In church, we sing, “All to Jesus, I surrender; all to him I freely give.” This song is so familiar it’s easy to let the words roll off our tongues with little thought. However, surrendering to the Lord requires intentionally barring the door of our hearts to the enemy, giving God the keys to every chamber, and clearing a pathway to his throne room through repentance and prayer. Are you surrendering your all to Jesus or only giving him lip service?

Be intentional. Today is the day to set your house in order.

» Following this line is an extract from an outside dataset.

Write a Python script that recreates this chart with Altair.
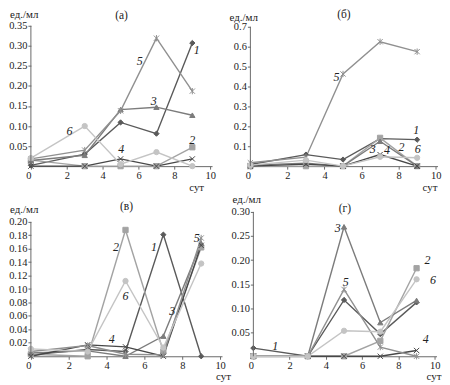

Savoring Your Season: The Art of Simplicity

Life is full of seasons other than spring, summer, fall and winter. Childhood, adolescence, and adulthood; single, dating, engaged and married. We have healthy and unhealthy seasons, ones of flourishing and of pruning, and every high and low in between. I’ve been one to say I’m in a season of waiting just as often as I say I’m in a season of going. Too often, we lose sight of the present season for looking too much on the seasons past or future. Let’s take some time this week to be honest about our seasons – mentally, spiritually, physically and emotionally – and learn to savor and soak in where we are now.


The Art of Simplicity

Every branch in me that does not bear fruit he takes away, and every branch that does bear fruit he prunes, that it may bear more fruit.

John 15:2

thursdayIf you search the phrase “simplify life” on Google or Pinterest, there will be no shortage of websites and blog posts that give you a list of things to do to find the simplicity in whatever area of life you’re in. It’s pretty obvious that simplicity is something that everyone is looking for, and as believers, we should actually consider joining the crowd for this one.

I remember listening to a sermon at some point in my life where the speaker showed a picture of what looked like an overgrown bush. It looked as if it was dying – the branches looked dry and the leaves were yellowed and quickly turning brown, and the few fruits hanging on looked like they would shrivel up at any second. Then he showed us a different picture of a vineyard. The leaves were green and the grapes were beautiful. I was shocked to find out that those pictures were from the same exact place. The difference was in the way they came to life: the first was allowed to live overwhelmed by buds and branches and new growth, someone never choosing what was most important and cutting back the rest. The second was intentionally cut away in order to allow the best to grow more.

Too often, our lives look like the overgrown mess. We feel like we have to do so many things and we have so many different branches and buds of obligations and service demanding our attention that they all suffer. We want to volunteer, we want to be a part of this Bible study and lead that small group. We commit to taking on another project at work, we want to go on this mission trip and that service project – all because these things are good. They are good, but oftentimes, the “good” is the enemy of the “best.”

Just like a plant with too many buds and branches cannot possibly sustain all of them, so are our lives if we’re overloaded with commitments. Some buds have to die and some have to be intentionally cut away or pruned in order for the most important ones to flourish. Simplification may look at first like death, but it brings greater and healthier growth than any other option.

I’ve had to learn to declutter my life, and I’ll continue having to learn to declutter my life as seasons change. All that a cluttered, overloaded life does is distract me from what should be most important and central: Jesus Christ.

We are called to much, yes, but we are not called to everything. Remembering this frees us to live fully where God places us.

It may look like simplifying your closet, your expenses, your appointment book or your list of ministry commitments, but I encourage you to spend some time asking the Lord what simplification looks like for you in this season.